Other companies in the delivery space have focused on improving metrics for delivery drivers, who are often part-time gig workers. Over 85% of the delivery drivers for Pico Mobility, a merchant platform and e-moped subscription service operating in the Los Angeles and San Diego areas, work less than 20 hours per week. The company says it works to reduce barriers to employment.
“Sixty percent of the people who would like to make money [doing] delivery do not have access to a vehicle,” said Pico co-founder and CEO Emre Ucer. Pico gives delivery drivers access to e-mopeds on a subscription basis. The e-mopeds are right-sized for food delivery, which decreases the congestion caused by larger delivery vehicles and makes delivery a more eco-friendly option, he said.

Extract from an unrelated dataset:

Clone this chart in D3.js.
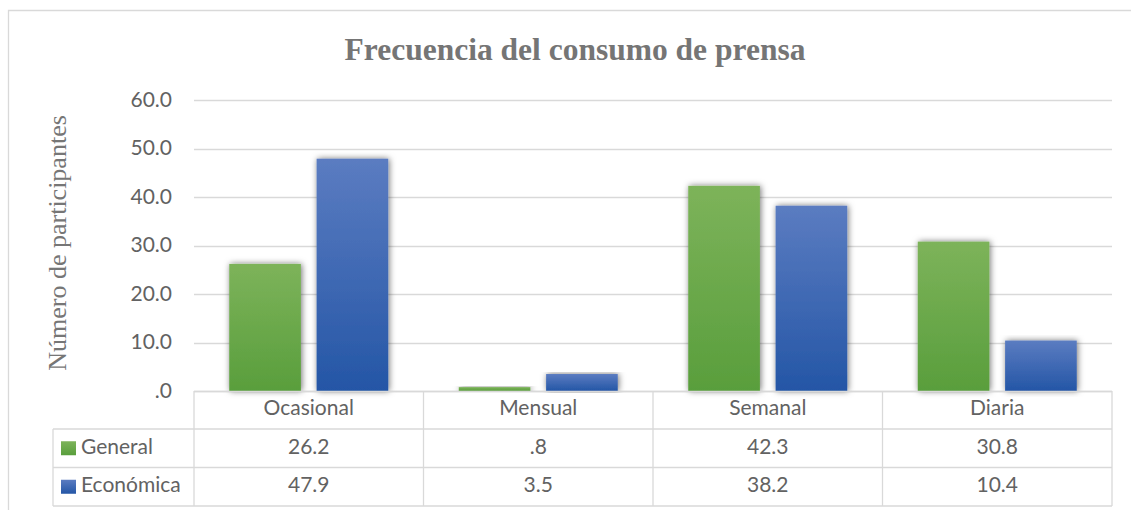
<!DOCTYPE html>
<html>
<head>
<meta charset="utf-8">
<script src="https://cdn.jsdelivr.net/npm/d3@7"></script>
<style>
  html, body { margin: 0; padding: 0; background: #fff; }
</style>
</head>
<body>
<div id="chart"></div>
<script>
// datos del grafico
const categorias = ["Ocasional", "Mensual", "Semanal", "Diaria"];
const series = ["General", "Económica"];
const general = [26.2, 0.8, 42.3, 30.8];
const economica = [47.9, 3.5, 38.2, 10.4];
const yTicks = [0, 10, 20, 30, 40, 50, 60];

const valores = [general, economica];

const width = 1131, height = 510;
const plotLeft = 194, plotRight = 1112, plotTop = 100, plotBottom = 391;
const rowH = 38;

const svg = d3.select("#chart").append("svg")
    .attr("width", width)
    .attr("height", height);

const defs = svg.append("defs");

// degradados de las barras
const grads = [["gGreen", "#7db35a", "#599e3c"], ["gBlue", "#5b7cc1", "#2456a6"]];
grads.forEach(([id, c1, c2]) => {
    const g = defs.append("linearGradient").attr("id", id)
        .attr("x1", 0).attr("y1", 0).attr("x2", 0).attr("y2", 1);
    g.append("stop").attr("offset", "0%").attr("stop-color", c1);
    g.append("stop").attr("offset", "100%").attr("stop-color", c2);
});

const f = defs.append("filter").attr("id", "sombra")
    .attr("x", "-20%").attr("y", "-10%").attr("width", "140%").attr("height", "120%");
f.append("feDropShadow").attr("dx", 1).attr("dy", 0)
    .attr("stdDeviation", 3).attr("flood-color", "#000").attr("flood-opacity", 0.55);

// borde del grafico
svg.append("path")
    .attr("d", `M8.5,${height} V10.5 H${width}`)
    .attr("fill", "none").attr("stroke", "#d9d9d9").attr("stroke-width", 1.3);

// titulo
svg.append("text")
    .attr("x", 575).attr("y", 60)
    .attr("text-anchor", "middle")
    .style("font-family", "'Liberation Serif', 'Times New Roman', serif")
    .style("font-weight", "bold")
    .style("font-size", "31.5px")
    .style("fill", "#757575")
    .text("Frecuencia del consumo de prensa");

// escalas
const y = d3.scaleLinear().domain([0, 60]).range([plotBottom, plotTop]);
const x0 = d3.scaleBand().domain(categorias).range([plotLeft, plotRight]);
const x1 = d3.scaleBand().domain(series)
    .range([35.25, x0.bandwidth() - 35.25])
    .paddingInner(0.18);

const fmt = v => d3.format(".1f")(v).replace(/^0\./, ".");

// lineas de la cuadricula
svg.append("g").selectAll("line")
    .data(yTicks)
    .join("line")
    .attr("x1", plotLeft).attr("x2", plotRight)
    .attr("y1", d => Math.round(y(d)) + 0.5).attr("y2", d => Math.round(y(d)) + 0.5)
    .attr("stroke", "#d9d9d9").attr("stroke-width", 1.3);

// eje y
const yAxis = svg.append("g")
    .attr("transform", `translate(${plotLeft - 22},0)`)
    .call(d3.axisLeft(y).tickValues(yTicks).tickFormat(fmt).tickSize(0).tickPadding(0));
yAxis.select(".domain").remove();
yAxis.selectAll("text")
    .attr("dy", "0.3em")
    .style("font-family", "Lato, 'Open Sans', sans-serif")
    .style("font-size", "21px")
    .style("fill", "#626262");

// titulo del eje y
svg.append("text")
    .attr("transform", `translate(66,243) rotate(-90)`)
    .attr("text-anchor", "middle")
    .style("font-family", "'Liberation Serif', 'Times New Roman', serif")
    .style("font-size", "26px")
    .style("fill", "#767676")
    .text("Número de participantes");

// barras
const grupos = svg.append("g").selectAll("g")
    .data(categorias)
    .join("g")
    .attr("transform", d => `translate(${x0(d)},0)`);

grupos.selectAll("rect")
    .data((c, i) => series.map((s, j) => ({ s, v: valores[j][i], j })))
    .join("rect")
    .attr("x", d => x1(d.s))
    .attr("width", x1.bandwidth())
    .attr("y", d => y(d.v))
    .attr("height", d => y(0) - y(d.v))
    .attr("fill", d => d.j === 0 ? "url(#gGreen)" : "url(#gBlue)")
    .attr("filter", "url(#sombra)");

// tabla de datos
const tabla = svg.append("g");
const lineColor = "#d9d9d9";
const legX = 53;
const filas = [plotBottom, plotBottom + rowH, plotBottom + 2 * rowH + 0.5, plotBottom + 3 * rowH + 1];

tabla.append("line").attr("x1", plotLeft).attr("x2", plotRight)
    .attr("y1", filas[0] + 0.5).attr("y2", filas[0] + 0.5);
filas.slice(1).forEach(yy => {
    tabla.append("line").attr("x1", legX).attr("x2", plotRight)
        .attr("y1", yy).attr("y2", yy);
});
x0.domain().map(c => x0(c)).concat([plotRight]).forEach(xx => {
    tabla.append("line").attr("x1", xx).attr("x2", xx)
        .attr("y1", filas[0]).attr("y2", filas[3]);
});
tabla.append("line").attr("x1", legX).attr("x2", legX)
    .attr("y1", filas[1]).attr("y2", filas[3]);
tabla.selectAll("line").attr("stroke", lineColor).attr("stroke-width", 1.3);

const txtStyle = sel => sel
    .style("font-family", "Lato, 'Open Sans', sans-serif")
    .style("font-size", "21px")
    .style("fill", "#626262")
    .attr("dy", "0.3em");

tabla.append("g").selectAll("text")
    .data(categorias)
    .join("text")
    .attr("x", d => x0(d) + x0.bandwidth() / 2)
    .attr("y", (filas[0] + filas[1]) / 2 - 1)
    .attr("text-anchor", "middle")
    .text(d => d)
    .call(txtStyle);

series.forEach((s, j) => {
    const cy = (filas[j + 1] + filas[j + 2]) / 2 - 1;
    tabla.append("rect")
        .attr("x", 61).attr("y", cy - 6)
        .attr("width", 15).attr("height", 14)
        .attr("fill", j === 0 ? "url(#gGreen)" : "url(#gBlue)");
    tabla.append("text")
        .attr("x", 81).attr("y", cy)
        .text(s)
        .call(txtStyle);
    tabla.append("g").selectAll("text")
        .data(valores[j])
        .join("text")
        .attr("x", (d, i) => x0(categorias[i]) + x0.bandwidth() / 2)
        .attr("y", cy)
        .attr("text-anchor", "middle")
        .text(d => fmt(d))
        .call(txtStyle);
});
</script>
</body>
</html>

Pico’s delivery platform also gives drivers a dedicated delivery zone, making their income more predictable and cutting down on travel time and distance.
Meanwhile, last-mile location company Beans.ai is working to reduce the headache drivers face trying to find a dropoff point with Google Maps alone.
“We all want our customers to get the delivery with one click. There should be no interaction with the driver,” said Akash Agarwal, founder and chief business officer. “The driver should not be calling you: ‘Where are you? I can't find you. Where is your apartment? What's your gate code? Do you have a dog?’” With Beans.ai, specific delivery data lives in the app for drivers to access, maximizing their time and income and minimizing idling, circling and parking.
Currently, venture capital money subsidizes many delivery businesses, but new pricing models might replace free and cheap delivery as the market matures. This right-sizing of consumer expectations might also reduce the delivery burden on cities.
“It is pretty difficult right now to find that sweet spot with the super-high expectations that you have of getting free delivery,” said Maria Shapiro, partnerships lead at delivery platform Nash.